Physically she wasn’t close enough. But the space she had put between them allowed him to pull up her tank top, so that he could see the breasts he’d fre
ed. He pushed up the shirt and the white lace bra. Desire overwhelmed him. Her breasts were perfectly round and full, the nipples puckered and waiting for his touch. He brushed a fingertip across one.
A moan escaped her. She was so responsive, her body instinctively arching toward him.
He lowered his mouth and closed his lips around that point. He tugged on it gently.
She lifted her hands to his hair, running her fingers through it before her fingers touched the bandage covering the stitches on his head. Then she tensed.
“You’re hurt,” she said, as if she’d just remembered.
At the moment, he didn’t give a damn. “I’m fine.”
“You have a concussion,” she reminded him—or maybe it was herself she was reminding. “We can’t do this…”
He pushed his straining cock against her hip. “I can.”
He needed to do this, to bury himself inside her.
“No,” she said. “This is a bad idea. You’re not thinking clearly.”
“What about you?” he asked.
“I’m not thinking clearly either,” she said. “I came in here to check on you, not—”

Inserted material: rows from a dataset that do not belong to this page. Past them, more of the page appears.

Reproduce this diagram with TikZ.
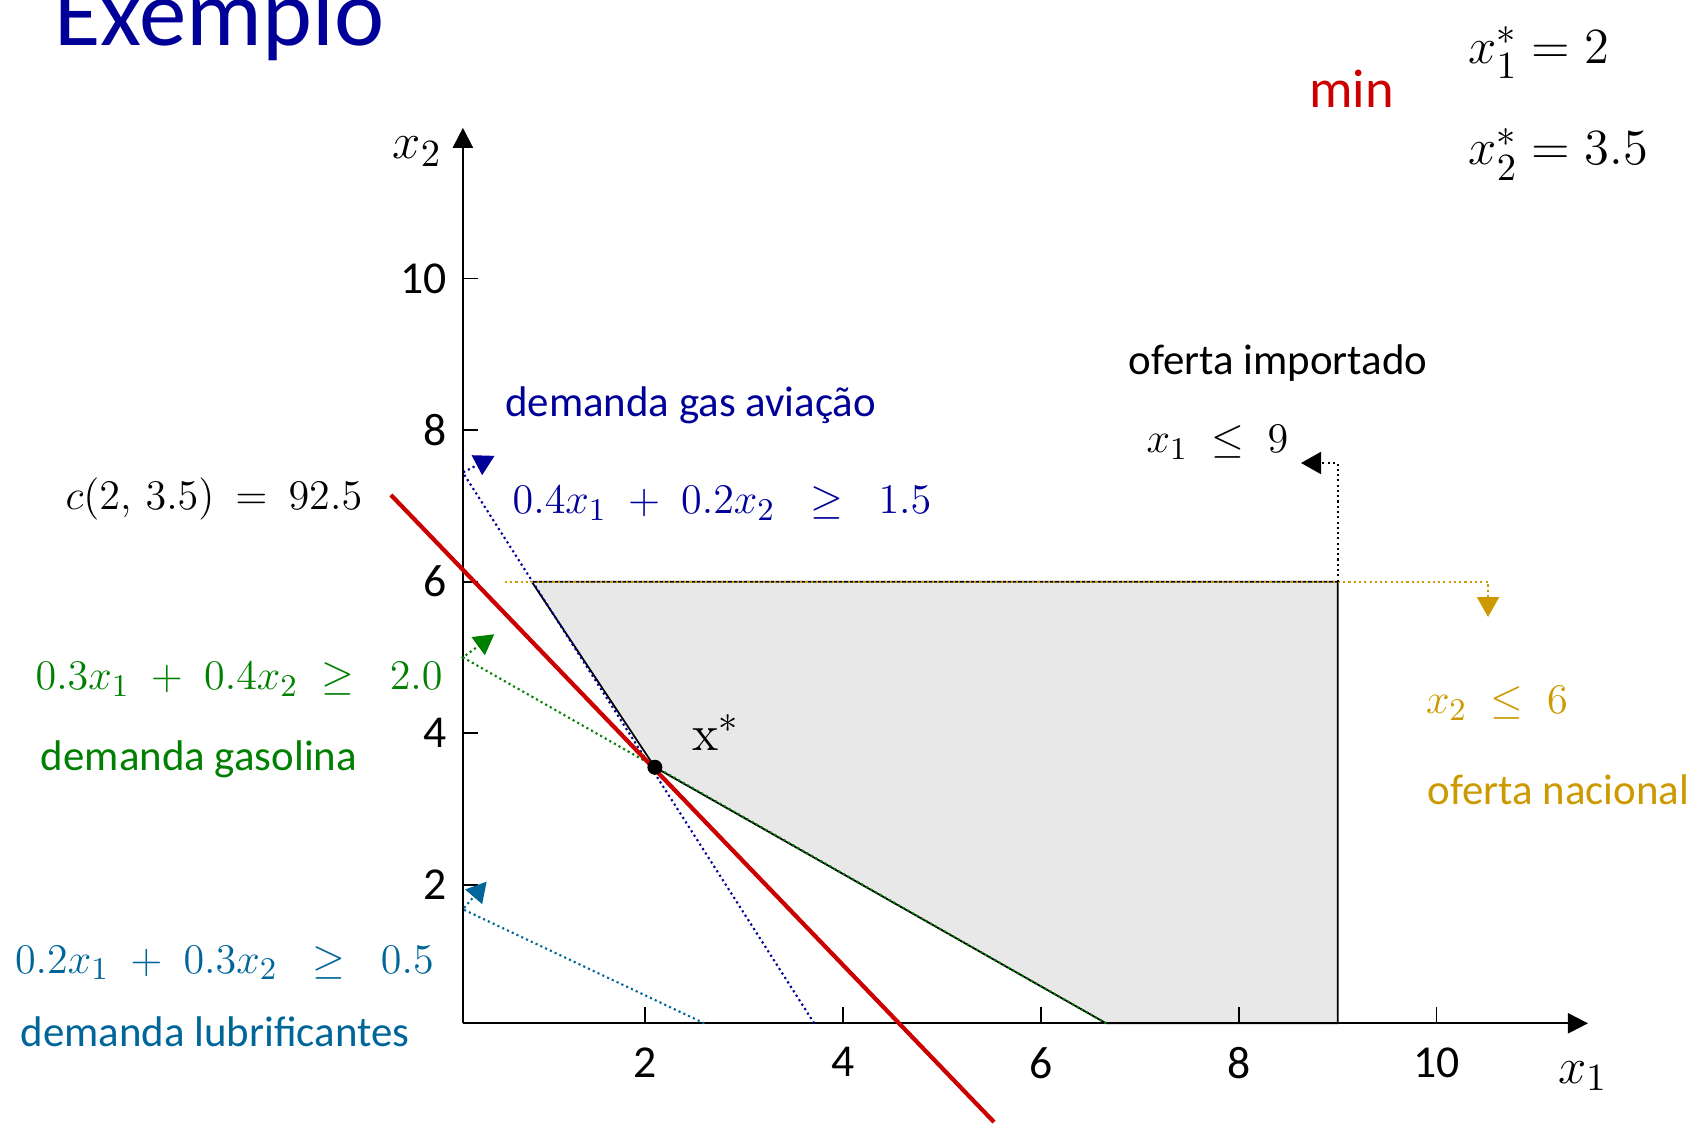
\documentclass[tikz,border=0pt]{standalone}
\usepackage{amsmath,amssymb}
\usepackage[no-math]{fontspec}
\setmainfont{Carlito}
\usepackage{tikz}
\usetikzlibrary{arrows.meta,positioning,calc}
\definecolor{cB}{HTML}{000099}
\definecolor{cR}{HTML}{CC0000}
\definecolor{cG}{HTML}{008000}
\definecolor{cT}{HTML}{006699}
\definecolor{cO}{HTML}{CC9900}
\definecolor{cF}{HTML}{E8E8E8}
\tikzset{
  axis/.style={line width=0.6pt,-{Triangle[length=2mm,width=2mm]}},
  tickmark/.style={line width=0.5pt},
  numlbl/.style={font=\fontsize{13}{15}\selectfont,inner sep=0pt},
  lbl/.style={font=\fontsize{12.2}{14}\selectfont,inner sep=0pt,anchor=base west},
  eqn/.style={font=\fontsize{13}{15}\selectfont,inner sep=0pt,anchor=base west},
  big/.style={font=\fontsize{15.5}{18}\selectfont,inner sep=0pt,anchor=base west},
  cons/.style={line width=0.6pt,dash pattern=on 0.6pt off 0.9pt},
  consarrow/.style={cons,-{Triangle[length=2mm,width=2.2mm]}},
  objline/.style={cR,line width=1.2pt},
  region/.style={fill=cF,draw=black,line width=0.5pt},
  optdot/.style={circle,fill=black,inner sep=0pt,minimum size=1.5mm},
}
\newcommand{\gp}{\;\;}

\begin{document}
\begin{tikzpicture}[x=0.9895cm,y=0.7576cm]
  \useasboundingbox (-4.518,-1.172) rectangle (12.662,13.677);
  % feasible region
  \coordinate (A) at (0.855,6);
  \coordinate (opt) at (2.1,3.55);
  \coordinate (B) at (6.66,0.17);
  \coordinate (C) at (9,0.17);
  \coordinate (D) at (9,6);
  \filldraw[region] (A) -- (opt) -- (B) -- (C) -- (D) -- cycle;
  % axes
  \coordinate (O) at (0.16,0.17);
  \coordinate (X1) at (11.53,0.17);
  \coordinate (X2) at (0.16,11.99);
  \draw[axis] (O) -- (X1);
  \draw[axis] (O) -- (X2);
  \foreach \t in {2,4,...,10}{
    \draw[tickmark] (\t,0.17) -- (\t,0.39);
    \node[numlbl,anchor=north] (xt\t) at (\t,-0.14) {\t};
    \draw[tickmark] (0.16,\t) -- (0.31,\t);
    \node[numlbl,anchor=east] (yt\t) at (0,\t) {\t};
  }
  \node[big] (x1lbl) at (11.223,-0.618) {$x_1$};
  \node[big] (x2lbl) at (-0.557,11.579) {$x_2$};
  % constraints
  \draw[consarrow,cB] (3.71,0.17) -- (0.16,7.44) -- (0.48,7.66);
  \draw[consarrow,cG] (B) -- (0.16,5.0) -- (0.477,5.305);
  \draw[consarrow,cT] (2.6,0.17) -- (0.16,1.675) -- (0.4,2.04);
  \draw[consarrow,cO] (0.585,6) -- (10.52,6) -- (10.52,5.533);
  \draw[consarrow] (D) -- (9,7.566) -- (8.63,7.566);
  % objective through x*
  \draw[objline] (-0.567,7.144) -- (5.527,-1.133);
  \node[optdot] (xs) at (opt) {};
  \node[big] (xslbl) at (2.472,3.769) {$\mathrm{x}^{*}$};
  % labels
  \node[font=\fontsize{27}{30}\selectfont,cB,inner sep=0pt,anchor=base west] (title) at (-3.973,13.07) {Exemplo};
  \node[big,cR] (minlbl) at (8.707,12.261) {min};
  \node[big] (x1opt) at (10.317,12.842) {$x_1^{*}=2$};
  \node[big] (x2opt) at (10.317,11.5) {$x_2^{*}=3.5$};
  \node[lbl,cB] (avlbl) at (0.58,8.173) {demanda gas aviação};
  \node[eqn,cB] (aveq) at (0.656,6.893) {$0.4x_1\;+\;0.2x_2\gp\ge\gp1.5$};
  \node[eqn] (cval) at (-3.862,6.946) {$c(2,\,3.5)\:=\:92.5$};
  \node[eqn,cG] (gseq) at (-4.165,4.57) {$0.3x_1\;+\;0.4x_2\;\ge\gp2.0$};
  \node[lbl,cG] (gslbl) at (-4.111,3.505) {demanda gasolina};
  \node[eqn,cT] (lbeq) at (-4.373,0.83) {$0.2x_1\;+\;0.3x_2\gp\ge\gp0.5$};
  \node[lbl,cT] (lblbl) at (-4.316,-0.139) {demanda lubrificantes};
  \node[lbl] (implbl) at (6.88,8.728) {oferta importado};
  \node[eqn] (impeq) at (7.062,7.702) {$x_1\;\le\;9$};
  \node[eqn,cO] (naceq) at (9.886,4.253) {$x_2\;\le\;6$};
  \node[lbl,cO] (naclbl) at (9.903,3.052) {oferta nacional};
\end{tikzpicture}
\end{document}
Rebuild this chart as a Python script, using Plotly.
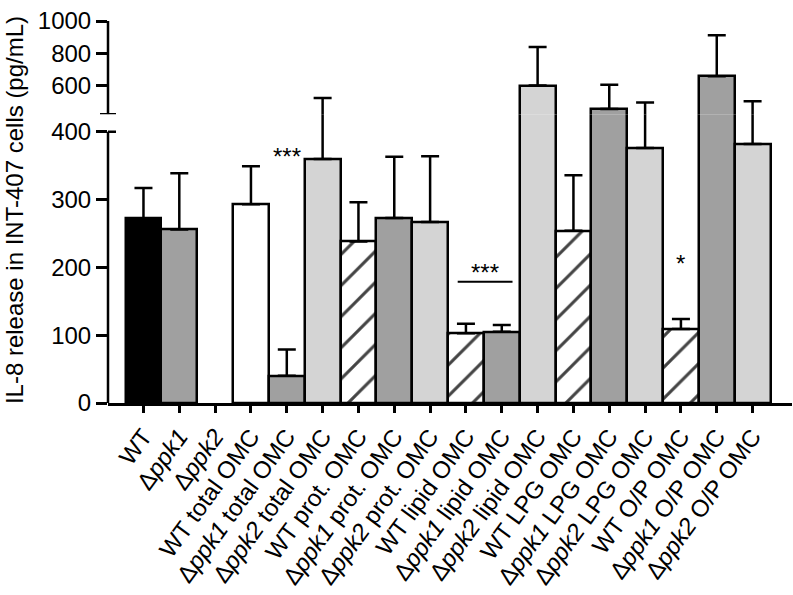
import plotly.graph_objects as go

categories = ["WT", "Δ<i>ppk1</i>", "Δ<i>ppk2</i>",
              "WT total OMC", "Δ<i>ppk1</i> total OMC", "Δ<i>ppk2</i> total OMC",
              "WT prot. OMC", "Δ<i>ppk1</i> prot. OMC", "Δ<i>ppk2</i> prot. OMC",
              "WT lipid OMC", "Δ<i>ppk1</i> lipid OMC", "Δ<i>ppk2</i> lipid OMC",
              "WT LPG OMC", "Δ<i>ppk1</i> LPG OMC", "Δ<i>ppk2</i> LPG OMC",
              "WT O/P OMC", "Δ<i>ppk1</i> O/P OMC", "Δ<i>ppk2</i> O/P OMC"]
means = [272, 256, None, 293, 40, 360, 238, 273, 267, 103, 105, 602, 254, 457, 376, 109, 660, 382]
errors = [45, 83, 0, 56, 39, 166, 58, 90, 97, 14, 10, 238, 82, 151, 122, 15, 252, 124]
styles = ["black", "dark", "white", "white", "dark", "light", "hatch", "dark", "light",
          "hatch", "dark", "light", "hatch", "dark", "light", "hatch", "dark", "light"]
lower_ticks = [0, 100, 200, 300, 400]
upper_ticks = [600, 800, 1000]

colors = {"black": "#000000", "dark": "#a0a0a0", "light": "#d4d4d4", "white": "#ffffff", "hatch": "#ffffff"}
x = list(range(len(categories)))
fill = [colors[s] for s in styles]
shapes_pat = ["/" if s == "hatch" else "" for s in styles]

FONT = "Liberation Sans, Arial, sans-serif"
FS = 24

fig = go.Figure()
for yax in ["y", "y2"]:
    fig.add_trace(go.Bar(
        x=x, y=means, yaxis=yax,
        marker=dict(color=fill, line=dict(color="black", width=2.5),
                    pattern=dict(shape=shapes_pat, fgcolor="black", bgcolor="white",
                                 fgopacity=1, size=22, solidity=0.14, fillmode="overlay")),
        error_y=dict(type="data", array=errors, symmetric=False, arrayminus=[0]*len(errors),
                     color="black", thickness=2.5, width=9),
        width=1.0, showlegend=False, hoverinfo="skip",
    ))

W, H = 793, 595
L, R, T = 108, 1, 20.7
plot_h = 382.6
B = H - T - plot_h
pw = W - L - R
split = (403.3 - 114) / plot_h

fig.update_layout(
    width=W, height=H,
    margin=dict(l=L, r=R, t=T, b=B),
    plot_bgcolor="white", paper_bgcolor="white",
    bargap=0,
    font=dict(family=FONT, size=FS, color="black"),
    xaxis=dict(range=[-0.99, 18.1], tickvals=x, ticktext=categories, tickangle=-54,
               showline=True, linewidth=2.5, linecolor="black", ticks="outside",
               ticklen=7, tickwidth=2.5, tickcolor="black", showgrid=False, zeroline=False,
               automargin=False, ticklabeloverflow="allow", tickfont=dict(family=FONT, size=FS)),
    yaxis=dict(domain=[0, split], range=[0, 426], tickvals=lower_ticks, showline=False,
               ticks="outside", ticklen=11, tickwidth=2.5, tickcolor="black",
               showgrid=False, zeroline=False, automargin=False, ticklabeloverflow="allow",
               tickfont=dict(family=FONT, size=FS)),
    yaxis2=dict(domain=[split, 1], range=[426, 1000.2], tickvals=upper_ticks, anchor="x",
                showline=False, ticks="outside", ticklen=11, tickwidth=2.5, tickcolor="black",
                showgrid=False, zeroline=False, automargin=False, ticklabeloverflow="allow",
                tickfont=dict(family=FONT, size=FS)),
)

cap = 8 / pw
shapes = [
    dict(type="line", xref="paper", yref="y", x0=0, x1=0, y0=0, y1=400,
         line=dict(color="black", width=2.5)),
    dict(type="line", xref="paper", yref="y2", x0=0, x1=0, y0=426, y1=1000,
         line=dict(color="black", width=2.5)),
    dict(type="line", xref="paper", yref="y", x0=0, x1=cap, y0=400, y1=400,
         line=dict(color="black", width=2.5)),
    dict(type="line", xref="paper", yref="y2", x0=-cap, x1=cap, y0=426, y1=426,
         line=dict(color="black", width=2.5)),
    # significance bar over lipid OMC
    dict(type="line", xref="x", yref="y", x0=8.77, x1=10.3, y0=179, y1=179,
         line=dict(color="black", width=2)),
]
fig.update_layout(shapes=shapes)

annotations = [
    dict(x=4, y=363, xref="x", yref="y", text="***", showarrow=False,
         font=dict(family=FONT, size=FS)),
    dict(x=9.53, y=192, xref="x", yref="y", text="***", showarrow=False,
         font=dict(family=FONT, size=FS)),
    dict(x=15, y=206, xref="x", yref="y", text="*", showarrow=False,
         font=dict(family=FONT, size=FS)),
    dict(x=-94 / pw, y=0.505, xref="paper", yref="paper", textangle=-90,
         text="IL-8 release in INT-407 cells (pg/mL)", showarrow=False,
         font=dict(family=FONT, size=FS), xanchor="center", yanchor="middle"),
]
fig.update_layout(annotations=annotations)

fig.write_html("out.html", config={"displayModeBar": False},
               post_script="document.body.style.margin='0';document.body.style.overflow='hidden';")
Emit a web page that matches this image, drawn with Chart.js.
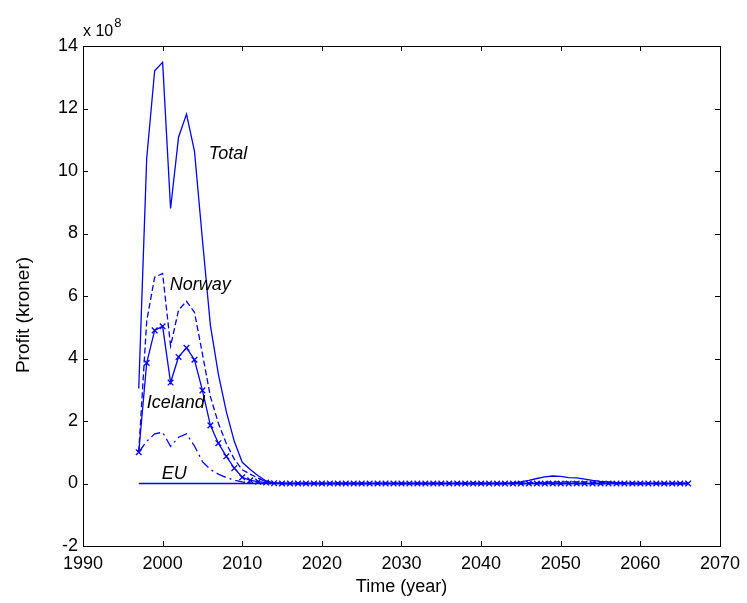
<!DOCTYPE html>
<html>
<head>
<meta charset="utf-8">
<script src="https://cdn.jsdelivr.net/npm/chart.js@4.4.1/dist/chart.umd.min.js"></script>
<style>
html,body{margin:0;padding:0;background:#ffffff;}
canvas{display:block;}
</style>
</head>
<body>
<canvas id="c" width="747" height="603"></canvas>
<script>
// ---------------- data (values in units of 10^8 kroner) ----------------
const years = [1997,1998,1999,2000,2001,2002,2003,2004,2005,2006,2007,2008,2009,2010,2011,2012,2013,2014,
  2015,2016,2017,2018,2019,2020,2021,2022,2023,2024,2025,2026,2027,2028,2029,2030,2031,2032,2033,2034,2035,
  2036,2037,2038,2039,2040,2041,2042,2043,2044,2045,2046,2047,2048,2049,2050,2051,2052,2053,2054,2055,2056,
  2057,2058,2059,2060,2061,2062,2063,2064,2065,2066];

const totalValues = [3.04,10.4,13.21,13.48,8.8,11.08,11.82,10.64,7.8,5.06,3.5,2.3,1.35,0.68,0.45,0.25,0.08,0.02,
  0,0,0,0,0,0,0,0,0,0,0,0,0,0,0,0,0,0,0,0,0,0,0,0,0,0,0,0,0,
  0.02,0.05,0.1,0.16,0.21,0.24,0.23,0.19,0.18,0.14,0.1,0.07,0.05,0.03,0.01,
  0,0,0,0,0,0,0,0];

const norwayValues = [1.0,5.2,6.6,6.72,4.4,5.55,5.83,5.48,4.15,2.78,1.93,1.28,0.78,0.44,0.3,0.17,0.05,0.01,
  0,0,0,0,0,0,0,0,0,0,0,0,0,0,0,0,0,0,0,0,0,0,0,0,0,0,0,0,0,
  0,0.01,0.02,0.03,0.04,0.05,0.05,0.05,0.05,0.05,0.04,0.04,0.03,0.02,0.01,
  0,0,0,0,0,0,0,0];

const icelandValues = [1.0,3.86,4.9,5.03,3.23,4.05,4.34,3.96,2.98,1.86,1.29,0.87,0.49,0.2,0.1,0.06,0.03,0.01,
  0,0,0,0,0,0,0,0,0,0,0,0,0,0,0,0,0,0,0,0,0,0,0,0,0,0,0,0,0,
  0,0,0,0,0,0,0,0,0,0,0,0,0,0,0,
  0,0,0,0,0,0,0,0];

const otherValues = [1.0,1.35,1.59,1.64,1.19,1.48,1.59,1.2,0.7,0.45,0.3,0.19,0.11,0.05,0.02,0.01,0,0,
  0,0,0,0,0,0,0,0,0,0,0,0,0,0,0,0,0,0,0,0,0,0,0,0,0,0,0,0,0,
  0,0,0,0,0,0,0,0,0,0,0,0,0,0,0,
  0,0,0,0,0,0,0,0];

const euValues = [0,0,0,0,0,0,0,0,0,0,0,0,0,0,0,0,0,0,
  0,0,0,0,0,0,0,0,0,0,0,0,0,0,0,0,0,0,0,0,0,0,0,0,0,0,0,0,0,
  0,0,0,0,0,0,0,0,0,0,0,0,0,0,0,
  0,0,0,0,0,0,0,0];

const xTickValues = [1990,2000,2010,2020,2030,2040,2050,2060,2070];
const yTickValues = [-2,0,2,4,6,8,10,12,14];

// in-plot text labels: [text, year, value]
const annotations = [
  ['Total', 2005.8, 10.4],
  ['Norway', 2000.9, 6.18],
  ['Iceland', 1998.0, 2.43],
  ['EU', 1999.9, 0.16]
];

// ---------------- chart ----------------
const FONT = "'Liberation Sans', Arial, Helvetica, sans-serif";
const BLUE = '#0000ff';
const pts = vals => years.map((yr, i) => ({x: yr, y: vals[i]}));

const framePlugin = {
  id: 'frame',
  afterDraw(chart) {
    const {ctx, chartArea: a, scales: {x, y}} = chart;
    ctx.save();
    ctx.strokeStyle = '#000';
    ctx.lineWidth = 1;
    ctx.strokeRect(Math.round(a.left) + 0.5, Math.round(a.top) + 0.5,
                   Math.round(a.right - a.left), Math.round(a.bottom - a.top));
    ctx.beginPath();
    xTickValues.forEach(v => {
      const px = Math.round(x.getPixelForValue(v)) + 0.5;
      ctx.moveTo(px, a.bottom); ctx.lineTo(px, a.bottom - 5);
      ctx.moveTo(px, a.top); ctx.lineTo(px, a.top + 5);
    });
    yTickValues.forEach(v => {
      const py = Math.round(y.getPixelForValue(v)) + 0.5;
      ctx.moveTo(a.left, py); ctx.lineTo(a.left + 5, py);
      ctx.moveTo(a.right, py); ctx.lineTo(a.right - 5, py);
    });
    ctx.stroke();

    ctx.fillStyle = '#000';
    ctx.textBaseline = 'alphabetic';
    ctx.textAlign = 'left';
    ctx.font = 'italic 18px ' + FONT;
    annotations.forEach(([t, xv, yv]) => {
      ctx.fillText(t, x.getPixelForValue(xv), y.getPixelForValue(yv));
    });

    // exponent label
    ctx.font = '16px ' + FONT;
    ctx.fillText('x 10', a.left, a.top - 10);
    const w = ctx.measureText('x 10').width;
    ctx.font = '13px ' + FONT;
    ctx.fillText('8', a.left + w + 1, a.top - 19);

    // y axis title
    ctx.font = '19px ' + FONT;
    ctx.translate(24, 315);
    ctx.rotate(-Math.PI / 2);
    ctx.textAlign = 'center';
    ctx.textBaseline = 'middle';
    ctx.fillText('Profit (kroner)', 0, 0);
    ctx.restore();
  }
};

const lineBase = {borderColor: BLUE, backgroundColor: BLUE, borderWidth: 1.3, pointRadius: 0, tension: 0, fill: false};

new Chart(document.getElementById('c').getContext('2d'), {
  type: 'line',
  data: {
    datasets: [
      Object.assign({}, lineBase, {label: 'Total', data: pts(totalValues)}),
      Object.assign({}, lineBase, {label: 'Norway', data: pts(norwayValues), borderDash: [6, 3]}),
      Object.assign({}, lineBase, {label: 'Iceland', data: pts(icelandValues),
        pointStyle: 'crossRot', pointRadius: 4, pointBorderWidth: 1.3, pointBorderColor: BLUE}),
      Object.assign({}, lineBase, {label: 'Other', data: pts(otherValues), borderDash: [10, 4, 2, 4]}),
      Object.assign({}, lineBase, {label: 'EU', data: pts(euValues)})
    ]
  },
  options: {
    responsive: false,
    animation: false,
    devicePixelRatio: 1,
    layout: {padding: {left: 0, right: 23, top: 46, bottom: 0}},
    plugins: {legend: {display: false}, tooltip: {enabled: false}},
    scales: {
      x: {
        type: 'linear', min: 1990, max: 2070,
        afterBuildTicks: s => { s.ticks = xTickValues.map(v => ({value: v})); },
        afterFit: s => { s.height = 57; },
        grid: {display: false, drawTicks: false},
        border: {display: false},
        ticks: {color: '#000', font: {size: 18, family: FONT}, padding: 7, maxRotation: 0, autoSkip: false,
                callback: v => String(v)},
        title: {display: true, text: 'Time (year)', color: '#000', font: {size: 18, family: FONT},
                padding: {top: 0, bottom: 5}}
      },
      y: {
        type: 'linear', min: -2, max: 14,
        afterBuildTicks: s => { s.ticks = yTickValues.map(v => ({value: v})); },
        afterFit: s => { s.width = 83; },
        grid: {display: false, drawTicks: false},
        border: {display: false},
        ticks: {color: '#000', font: {size: 18, family: FONT}, padding: 5, autoSkip: false,
                callback: v => String(v)}
      }
    }
  },
  plugins: [framePlugin]
});
</script>
</body>
</html>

“—sleep with me?” he teased.
Her face, already a pretty tan, flushed red with embarrassment.
“Or did you?”
And finally she moved. She tugged her shirt down and rolled out of bed, dropping to her knees next to it. “Of course not. I wouldn’t. Fiona wasn’t even serious—”
Before she could scramble any farther away from him, he caught her wrist. “About what?”
“Me seducing you…”
He gasped in shock. “What?”
And she shook her head. “No, no, she wasn’t serious. She just said that so you wouldn’t sue me. She’s my insurance agent and you got hurt on my property. So she told me to…”
“Seduce me.” Now he managed to laugh. That was the last thing he would have suspected anyone—let alone a friend of hers—to suggest.
“She was kidding,” Serena said. “She told me that you wouldn’t sue anyway.”
“Hmm…” He acted like he was considering it. But he must have been a better actor than he’d thought because now her skin grew pale and she began to tremble. “Of course I wouldn’t,” he assured her. “I’m fine.”